Three Phase Power Calculator
Calculate the real output power (kW) of a three-phase electrical system from line voltage, line current, power factor, and efficiency. Use it for motor sizing, generator selection, and load analysis.
About this calculator
Three-phase power systems deliver energy more efficiently than single-phase systems and are standard in industrial and commercial settings. Real output power depends on the connection type. For a wye (star) connection the formula is: P (kW) = V × I × PF × (η/100) / 1000, where V is line voltage and I is line current. For a delta connection an additional √3 factor applies because line current and phase current differ: P (kW) = √3 × V × I × PF × (η/100) / 1000. Power factor (PF) accounts for reactive loads (motors, transformers) that draw current out of phase with voltage. System efficiency η captures mechanical and electrical losses. Apparent power in kVA = √3 × V × I / 1000 for both configurations.
How to use
Example: delta-connected motor, line voltage 480 V, line current 20 A, power factor 0.85, efficiency 92%. Step 1 — connection factor for delta: √3 ≈ 1.732. Step 2 — multiply all terms: 1.732 × 480 × 20 × 0.85 × (92/100) = 1.732 × 480 × 20 × 0.85 × 0.92. Step 3 — compute: 1.732 × 480 = 831.4; × 20 = 16,627; × 0.85 = 14,133; × 0.92 = 13,002 W. Step 4 — convert to kW: 13,002 / 1000 ≈ 13.0 kW. The motor delivers approximately 13 kW of real output power.
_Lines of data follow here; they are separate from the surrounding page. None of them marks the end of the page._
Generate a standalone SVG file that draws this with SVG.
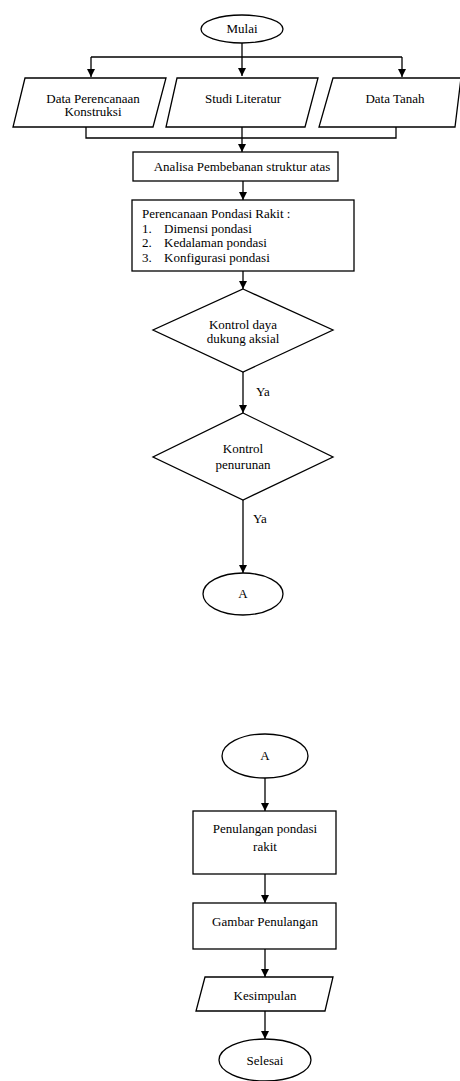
<svg xmlns="http://www.w3.org/2000/svg" width="460" height="1081" viewBox="0 0 460 1081">
<style>
.s{fill:#fff;stroke:#000;stroke-width:1.3}
.c{fill:none;stroke:#000;stroke-width:1.3}
text{font-family:"Liberation Serif","Times New Roman","DejaVu Serif",serif;font-size:13px;fill:#000}
.m{text-anchor:middle}
</style>
<defs>
<marker id="ah" markerWidth="8" markerHeight="8" viewBox="0 0 8 8" refX="8" refY="4" orient="auto" markerUnits="userSpaceOnUse">
<path d="M0,0 L8,4 L0,8 Z" fill="#000"/>
</marker>
</defs>
<rect width="460" height="1081" fill="#fff"/>
<g id="connectors">
<path class="c" d="M242,43 V76" marker-end="url(#ah)"/>
<path class="c" d="M91,57 H402"/>
<path class="c" d="M91,57 V77" marker-end="url(#ah)"/>
<path class="c" d="M402,57 V77" marker-end="url(#ah)"/>
<path class="c" d="M86,127 V138 H396 V127"/>
<path class="c" d="M242,127 V152" marker-end="url(#ah)"/>
<path class="c" d="M243,181 V200" marker-end="url(#ah)"/>
<path class="c" d="M243,271 V289" marker-end="url(#ah)"/>
<path class="c" d="M243,372 V413" marker-end="url(#ah)"/>
<path class="c" d="M243,500 V573" marker-end="url(#ah)"/>
<path class="c" d="M265,778 V811" marker-end="url(#ah)"/>
<path class="c" d="M265,874 V903" marker-end="url(#ah)"/>
<path class="c" d="M265,949 V977" marker-end="url(#ah)"/>
<path class="c" d="M265,1011 V1039" marker-end="url(#ah)"/>
<text x="256" y="396">Ya</text>
<text x="253" y="523">Ya</text>
</g>
<g id="mulai">
<ellipse class="s" cx="242" cy="29" rx="41" ry="14"/>
<text class="m" x="242" y="33">Mulai</text>
</g>
<g id="data-perencanaan">
<polygon class="s" points="25,78 166,78 153,127 13,127"/>
<text class="m" x="93" y="103">Data Perencanaan</text>
<text class="m" x="93" y="116">Konstruksi</text>
</g>
<g id="studi-literatur">
<polygon class="s" points="177,78 318,78 305,127 166,127"/>
<text class="m" x="243" y="103">Studi Literatur</text>
</g>
<g id="data-tanah">
<polygon class="s" points="333,78 461,78 455,127 319,127"/>
<text class="m" x="395" y="103">Data Tanah</text>
</g>
<g id="analisa">
<rect class="s" x="133" y="152" width="205" height="29"/>
<text class="m" x="242" y="171">Analisa Pembebanan struktur atas</text>
</g>
<g id="perencanaan">
<rect class="s" x="132" y="200" width="222" height="71"/>
<text x="142" y="218">Perencanaan Pondasi Rakit :</text>
<text x="142" y="233">1.</text><text x="164" y="233">Dimensi pondasi</text>
<text x="142" y="247">2.</text><text x="164" y="247">Kedalaman pondasi</text>
<text x="142" y="262">3.</text><text x="164" y="262">Konfigurasi pondasi</text>
</g>
<g id="kontrol-daya">
<polygon class="s" points="243,289 333,330 243,372 153,330"/>
<text class="m" x="243" y="329">Kontrol daya</text>
<text class="m" x="243" y="343">dukung aksial</text>
</g>
<g id="kontrol-penurunan">
<polygon class="s" points="243,413 333,457 243,500 153,457"/>
<text class="m" x="243" y="453">Kontrol</text>
<text class="m" x="243" y="469">penurunan</text>
</g>
<g id="a1">
<ellipse class="s" cx="243" cy="594" rx="40" ry="21"/>
<text class="m" x="243" y="598">A</text>
</g>
<g id="a2">
<ellipse class="s" cx="265" cy="756" rx="43" ry="22"/>
<text class="m" x="265" y="760">A</text>
</g>
<g id="penulangan">
<rect class="s" x="193" y="811" width="143" height="63"/>
<text class="m" x="265" y="833">Penulangan pondasi</text>
<text class="m" x="265" y="851">rakit</text>
</g>
<g id="gambar">
<rect class="s" x="193" y="903" width="143" height="46"/>
<text class="m" x="265" y="926">Gambar Penulangan</text>
</g>
<g id="kesimpulan">
<polygon class="s" points="205,977 333,977 325,1011 196,1011"/>
<text class="m" x="265" y="1000">Kesimpulan</text>
</g>
<g id="selesai">
<ellipse class="s" cx="265" cy="1060" rx="46" ry="21"/>
<text class="m" x="265" y="1065">Selesai</text>
</g>
</svg>
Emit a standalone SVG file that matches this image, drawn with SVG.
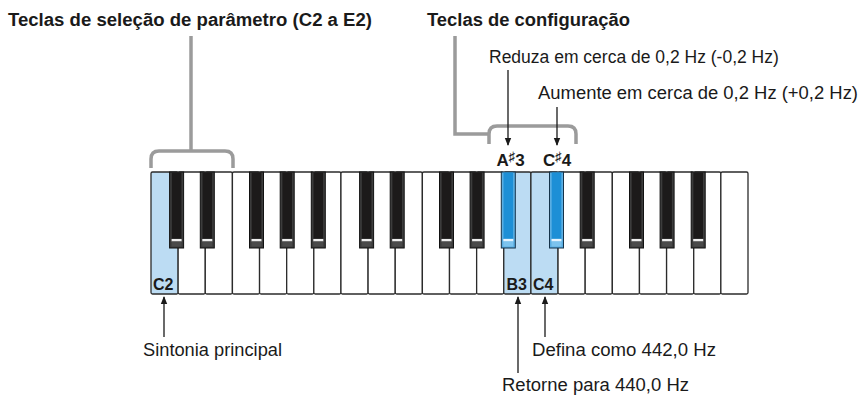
<svg xmlns="http://www.w3.org/2000/svg" width="860" height="396" viewBox="0 0 860 396">
<defs>
<style>
text{font-family:"Liberation Sans",Arial,Helvetica,sans-serif;fill:#1a1a1a}
.t{font-size:18px;font-weight:bold}
.r{font-size:17.5px}
.k{font-size:16px;font-weight:bold}
.kn{font-size:17px;font-weight:bold}
.sh{font-size:13px}
.wk{fill:#fff;stroke:#2b2b2b;stroke-width:1.3}
.wh{fill:#bcdcf3;stroke:#2b2b2b;stroke-width:1.3}
.bo{fill:#3c3c3c;stroke:#111;stroke-width:1}
.bi{fill:#1c1a1a}
.bs{fill:#eee}
.bb{fill:#4a4a4a}
.ho{fill:#5aaee3;stroke:#15334a;stroke-width:1}
.hi{fill:#1d8fd6}
.hs{fill:#e6f4ff}
.hb{fill:#7cc3ee}
.br{fill:none;stroke:#9b9b9b;stroke-width:3.5}
.ar{fill:none;stroke:#1a1a1a;stroke-width:1.3}
</style>
<marker id="ah" markerWidth="8" markerHeight="8" refX="7" refY="4" orient="auto" markerUnits="userSpaceOnUse">
<path d="M0,0.8 L8,4 L0,7.2 Z" fill="#1a1a1a"/>
</marker>
</defs>

<g id="keyboard">
<g id="white-keys">
<rect class="wh" x="151" y="172" width="27.14" height="122" rx="1.5"/>
<rect class="wk" x="178.14" y="172" width="27.14" height="122" rx="1.5"/>
<rect class="wk" x="205.27" y="172" width="27.14" height="122" rx="1.5"/>
<rect class="wk" x="232.41" y="172" width="27.14" height="122" rx="1.5"/>
<rect class="wk" x="259.55" y="172" width="27.14" height="122" rx="1.5"/>
<rect class="wk" x="286.68" y="172" width="27.14" height="122" rx="1.5"/>
<rect class="wk" x="313.82" y="172" width="27.14" height="122" rx="1.5"/>
<rect class="wk" x="340.95" y="172" width="27.14" height="122" rx="1.5"/>
<rect class="wk" x="368.09" y="172" width="27.14" height="122" rx="1.5"/>
<rect class="wk" x="395.23" y="172" width="27.14" height="122" rx="1.5"/>
<rect class="wk" x="422.36" y="172" width="27.14" height="122" rx="1.5"/>
<rect class="wk" x="449.5" y="172" width="27.14" height="122" rx="1.5"/>
<rect class="wk" x="476.64" y="172" width="27.14" height="122" rx="1.5"/>
<rect class="wh" x="503.77" y="172" width="27.14" height="122" rx="1.5"/>
<rect class="wh" x="530.91" y="172" width="27.14" height="122" rx="1.5"/>
<rect class="wk" x="558.05" y="172" width="27.14" height="122" rx="1.5"/>
<rect class="wk" x="585.18" y="172" width="27.14" height="122" rx="1.5"/>
<rect class="wk" x="612.32" y="172" width="27.14" height="122" rx="1.5"/>
<rect class="wk" x="639.45" y="172" width="27.14" height="122" rx="1.5"/>
<rect class="wk" x="666.59" y="172" width="27.14" height="122" rx="1.5"/>
<rect class="wk" x="693.73" y="172" width="27.14" height="122" rx="1.5"/>
<rect class="wk" x="720.86" y="172" width="27.14" height="122" rx="1.5"/>
</g>
<g id="black-keys">
<g transform="translate(169.6,172)"><rect class="bo" x="0" y="0" width="14" height="76"/><rect class="bi" x="2.2" y="0.5" width="9.6" height="66"/><rect class="bs" x="2" y="67" width="10" height="2.5"/><rect class="bb" x="2" y="69.5" width="10" height="5"/></g>
<g transform="translate(200.3,172)"><rect class="bo" x="0" y="0" width="14" height="76"/><rect class="bi" x="2.2" y="0.5" width="9.6" height="66"/><rect class="bs" x="2" y="67" width="10" height="2.5"/><rect class="bb" x="2" y="69.5" width="10" height="5"/></g>
<g transform="translate(249.5,172)"><rect class="bo" x="0" y="0" width="14" height="76"/><rect class="bi" x="2.2" y="0.5" width="9.6" height="66"/><rect class="bs" x="2" y="67" width="10" height="2.5"/><rect class="bb" x="2" y="69.5" width="10" height="5"/></g>
<g transform="translate(280.2,172)"><rect class="bo" x="0" y="0" width="14" height="76"/><rect class="bi" x="2.2" y="0.5" width="9.6" height="66"/><rect class="bs" x="2" y="67" width="10" height="2.5"/><rect class="bb" x="2" y="69.5" width="10" height="5"/></g>
<g transform="translate(311.3,172)"><rect class="bo" x="0" y="0" width="14" height="76"/><rect class="bi" x="2.2" y="0.5" width="9.6" height="66"/><rect class="bs" x="2" y="67" width="10" height="2.5"/><rect class="bb" x="2" y="69.5" width="10" height="5"/></g>
<g transform="translate(359.6,172)"><rect class="bo" x="0" y="0" width="14" height="76"/><rect class="bi" x="2.2" y="0.5" width="9.6" height="66"/><rect class="bs" x="2" y="67" width="10" height="2.5"/><rect class="bb" x="2" y="69.5" width="10" height="5"/></g>
<g transform="translate(390.2,172)"><rect class="bo" x="0" y="0" width="14" height="76"/><rect class="bi" x="2.2" y="0.5" width="9.6" height="66"/><rect class="bs" x="2" y="67" width="10" height="2.5"/><rect class="bb" x="2" y="69.5" width="10" height="5"/></g>
<g transform="translate(439.5,172)"><rect class="bo" x="0" y="0" width="14" height="76"/><rect class="bi" x="2.2" y="0.5" width="9.6" height="66"/><rect class="bs" x="2" y="67" width="10" height="2.5"/><rect class="bb" x="2" y="69.5" width="10" height="5"/></g>
<g transform="translate(470.1,172)"><rect class="bo" x="0" y="0" width="14" height="76"/><rect class="bi" x="2.2" y="0.5" width="9.6" height="66"/><rect class="bs" x="2" y="67" width="10" height="2.5"/><rect class="bb" x="2" y="69.5" width="10" height="5"/></g>
<g id="key-A-sharp-3" transform="translate(501.3,172)"><rect class="ho" x="0" y="0" width="14" height="76"/><rect class="hi" x="2.2" y="0.5" width="9.6" height="66"/><rect class="hs" x="2" y="67" width="10" height="2.5"/><rect class="hb" x="2" y="69.5" width="10" height="5"/></g>
<g id="key-C-sharp-4" transform="translate(549.5,172)"><rect class="ho" x="0" y="0" width="14" height="76"/><rect class="hi" x="2.2" y="0.5" width="9.6" height="66"/><rect class="hs" x="2" y="67" width="10" height="2.5"/><rect class="hb" x="2" y="69.5" width="10" height="5"/></g>
<g transform="translate(580.2,172)"><rect class="bo" x="0" y="0" width="14" height="76"/><rect class="bi" x="2.2" y="0.5" width="9.6" height="66"/><rect class="bs" x="2" y="67" width="10" height="2.5"/><rect class="bb" x="2" y="69.5" width="10" height="5"/></g>
<g transform="translate(629.5,172)"><rect class="bo" x="0" y="0" width="14" height="76"/><rect class="bi" x="2.2" y="0.5" width="9.6" height="66"/><rect class="bs" x="2" y="67" width="10" height="2.5"/><rect class="bb" x="2" y="69.5" width="10" height="5"/></g>
<g transform="translate(660.1,172)"><rect class="bo" x="0" y="0" width="14" height="76"/><rect class="bi" x="2.2" y="0.5" width="9.6" height="66"/><rect class="bs" x="2" y="67" width="10" height="2.5"/><rect class="bb" x="2" y="69.5" width="10" height="5"/></g>
<g transform="translate(691.2,172)"><rect class="bo" x="0" y="0" width="14" height="76"/><rect class="bi" x="2.2" y="0.5" width="9.6" height="66"/><rect class="bs" x="2" y="67" width="10" height="2.5"/><rect class="bb" x="2" y="69.5" width="10" height="5"/></g>
</g>
<g id="key-labels">
<text class="k" x="153" y="290">C2</text>
<text class="k" x="506.5" y="290">B3</text>
<text class="k" x="533" y="290">C4</text>
<text class="kn" x="510.5" y="166" text-anchor="middle">A<tspan class="sh" dy="-5">♯</tspan><tspan dy="5">3</tspan></text>
<text class="kn" x="557" y="166" text-anchor="middle">C<tspan class="sh" dy="-5">♯</tspan><tspan dy="5">4</tspan></text>
</g>
</g>

<g id="title-param">
<text class="t" x="8" y="26" textLength="364" lengthAdjust="spacingAndGlyphs">Teclas de seleção de parâmetro (C2 a E2)</text>
</g>
<g id="title-config">
<text class="t" x="427" y="26" textLength="203" lengthAdjust="spacingAndGlyphs">Teclas de configuração</text>
</g>
<g id="label-reduza"><text class="r" x="489" y="63">Reduza em cerca de 0,2 Hz (-0,2 Hz)</text></g>
<g id="label-aumente"><text class="r" x="538" y="99" textLength="320" lengthAdjust="spacingAndGlyphs">Aumente em cerca de 0,2 Hz (+0,2 Hz)</text></g>
<g id="label-sintonia"><text class="r" x="143" y="356" textLength="139" lengthAdjust="spacingAndGlyphs">Sintonia principal</text></g>
<g id="label-defina"><text class="r" x="532" y="356" textLength="184" lengthAdjust="spacingAndGlyphs">Defina como 442,0 Hz</text></g>
<g id="label-retorne"><text class="r" x="502" y="391" textLength="187" lengthAdjust="spacingAndGlyphs">Retorne para 440,0 Hz</text></g>

<g id="connectors">
<path class="br" d="M191,36 V151"/>
<path class="br" d="M151,168 V159 Q151,151 159,151 H225 Q233,151 233,159 V168"/>
<path class="br" d="M455,36 V134 H489"/>
<path class="br" d="M489,144 V134 Q489,126 497,126 H568 Q576,126 576,134 V144"/>
<line class="ar" x1="508" y1="70" x2="508" y2="145" marker-end="url(#ah)"/>
<line class="ar" x1="557" y1="107" x2="557" y2="145" marker-end="url(#ah)"/>
<line class="ar" x1="164" y1="337" x2="164" y2="297" marker-end="url(#ah)"/>
<line class="ar" x1="545" y1="337" x2="545" y2="297" marker-end="url(#ah)"/>
<line class="ar" x1="518" y1="373" x2="518" y2="297" marker-end="url(#ah)"/>
</g>
</svg>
Frequently asked questions
What is the difference between wye and delta connection in three-phase power calculations?
In a wye (star) connection, each phase connects between a line and a neutral point, so phase voltage equals line voltage divided by √3, and phase current equals line current. In a delta connection, each phase spans two lines directly, so phase voltage equals line voltage but line current equals phase current multiplied by √3. This √3 factor appears in the delta power formula. The choice of connection affects starting torque, insulation requirements, and how voltage imbalances propagate through the system.
How does power factor affect three-phase power consumption and electricity bills?
Power factor is the ratio of real power (kW) to apparent power (kVA). A low power factor means the system draws more current than the actual work requires, increasing losses in cables and transformers. Utilities often charge commercial customers a penalty for power factors below 0.9 or 0.95. Improving power factor with capacitor banks reduces reactive current, lowers energy losses, and can eliminate utility surcharges — often paying back the investment within months.
Why is three-phase power more efficient than single-phase for industrial applications?
Three-phase systems deliver power continuously through three overlapping voltage waveforms, producing smoother torque in motors and allowing smaller conductors to carry the same power compared to single-phase. For the same apparent power, a three-phase system uses about 75% of the conductor material of an equivalent single-phase system. Three-phase motors are also simpler, more reliable, and more efficient than single-phase motors of comparable size, making them the preferred choice for pumps, compressors, and CNC machinery.